Yes. The official open-source project is the GitHub repository bytedance/LatentSync, and ByteDance also maintains Hugging Face checkpoint routes. Wrapper sites and provider pages can still be useful, but they should be treated as separate route owners unless they prove a formal ByteDance relationship.
Does ByteDance offer an official LatentSync API?
No public ByteDance-managed LatentSync API route was verified in the current evidence set. Hosted routes such as fal and Replicate are third-party provider contracts around LatentSync or implementations of it, so describe them as hosted API routes rather than an official LatentSync API.

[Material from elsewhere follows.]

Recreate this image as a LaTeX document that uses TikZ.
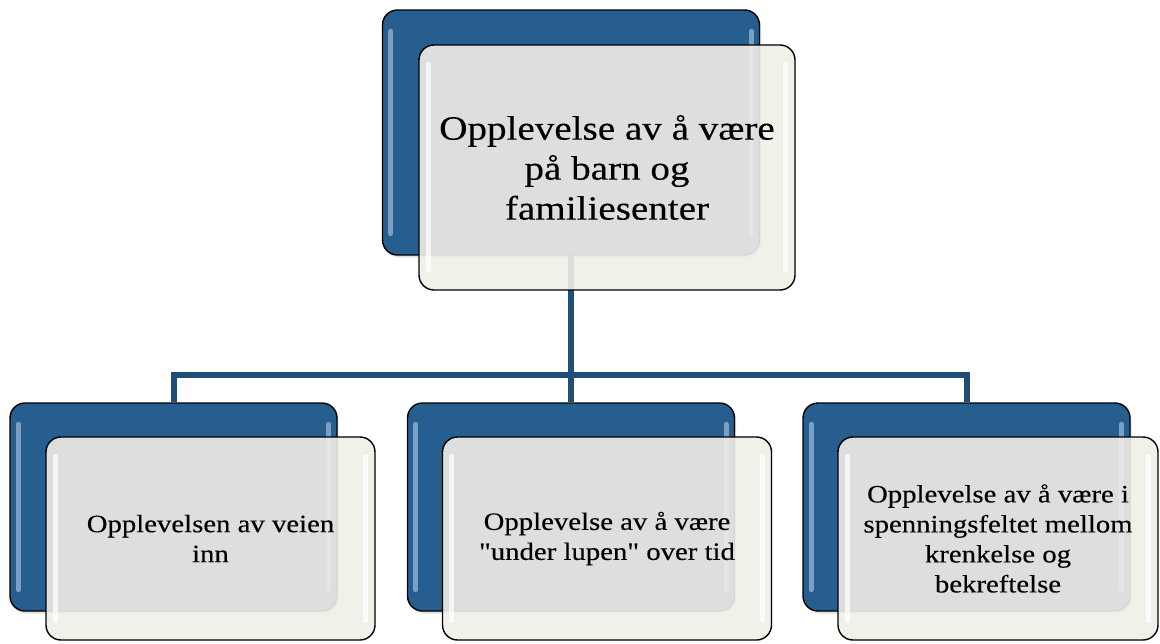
\documentclass[tikz,border=0pt]{standalone}
\usepackage{fontspec}
\setmainfont[FakeStretch=1.15,FakeBold=0.25,Ligatures=TeXOff]{Liberation Serif}
\usetikzlibrary{shadows}
\definecolor{boxblue}{RGB}{38,94,144}
\definecolor{frontfill}{RGB}{240,238,231}
\definecolor{connblue}{RGB}{31,78,121}
\definecolor{hlblue}{RGB}{178,205,235}
\begin{document}
\begin{tikzpicture}[x=1pt,y=-1pt,
  backbox/.style={draw=black, line width=1.4pt, fill=boxblue, rounded corners=15pt,
    inner sep=0pt, drop shadow={opacity=0.25, shadow xshift=1.5pt, shadow yshift=-2.5pt}},
  frontbox/.style={draw=black, line width=1.4pt, fill=frontfill, fill opacity=0.9,
    text opacity=1, rounded corners=15pt, inner sep=0pt, align=center},
  bighead/.style={font=\fontsize{34}{40}\selectfont},
  smallhead/.style={font=\fontsize{25}{30}\selectfont},
  connector/.style={draw=connblue, line width=6pt},
  backhl/.style={draw=hlblue, line width=5pt, line cap=round, opacity=0.6},
  fronthl/.style={draw=white, line width=5pt, line cap=round, opacity=0.75}]
\useasboundingbox (0,0) rectangle (1160,643);

\coordinate (bus) at (571,374.5);

% back boxes
\node[backbox, minimum width=377pt, minimum height=245pt] (b0) at (571,132.5) {};
\node[backbox, minimum width=327pt, minimum height=208pt] (b1) at (173.5,507) {};
\node[backbox, minimum width=327pt, minimum height=208pt] (b2) at (571,507) {};
\node[backbox, minimum width=327pt, minimum height=208pt] (b3) at (966.5,507) {};

% connectors
\draw[connector] (b0.south) -- (bus);
\draw[connector] (b1.north) -- (b1.north |- bus) -- (b3.north |- bus) -- (b3.north);
\draw[connector] (b2.north) -- (b2.north |- bus);

% glossy highlights on back boxes
\foreach \b in {b0,b1,b2,b3}{
  \draw[backhl] ([xshift=9pt,yshift=-22pt]\b.north west) -- ([xshift=9pt,yshift=22pt]\b.south west);
  \draw[backhl] ([xshift=-9pt,yshift=-22pt]\b.north east) -- ([xshift=-9pt,yshift=22pt]\b.south east);
}

% front boxes
\node[frontbox, bighead, minimum width=376pt, minimum height=245pt] (f0) at (607,167.5)
  {Opplevelse av å være\\på barn og\\familiesenter};
\node[frontbox, smallhead, minimum width=329pt, minimum height=203pt] (f1) at (210.5,538.5)
  {Opplevelsen av veien\\inn};
\node[frontbox, smallhead, minimum width=329pt, minimum height=203pt] (f2) at (607,538.5)
  {Opplevelse av å være\\"under lupen" over tid};
\node[frontbox, smallhead, minimum width=320pt, minimum height=203pt] (f3) at (998,538.5)
  {Opplevelse av å være i\\spenningsfeltet mellom\\krenkelse og\\bekreftelse};

\foreach \f in {f0,f1,f2,f3}{
  \draw[fronthl] ([xshift=10pt,yshift=-20pt]\f.north west) -- ([xshift=10pt,yshift=20pt]\f.south west);
  \draw[fronthl] ([xshift=-10pt,yshift=-20pt]\f.north east) -- ([xshift=-10pt,yshift=20pt]\f.south east);
}
\end{tikzpicture}
\end{document}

Which version should I use locally?
Use the README's VRAM split as the first filter. LatentSync 1.5 is the safer local choice near an 8 GB VRAM ceiling. LatentSync 1.6 is the higher-quality route to test when about 18 GB VRAM is available and blur reduction matters enough to justify the heavier run.
Are the GitHub code and Hugging Face weights under the same license?
Do not assume that. The GitHub repository exposes Apache-2.0 license metadata for the code, while Hugging Face model-card metadata exposes openrail++ for model weights. Check both before commercial deployment, redistribution, or customer-facing use.
Can I use a free playground for real videos?
Use playgrounds only for low-risk tests unless the operator clearly proves model source, file retention, deletion policy, account handling, output rights, and support. A free upload path is not automatically safe for a real person's face or voice.
What should I log for production?
Record the route owner, model version or provider model name, input file source, consent basis, upload destination, output URI or file path, failure or retry reason, billing owner, and deletion or retention policy. Those fields make later debugging and rights review possible.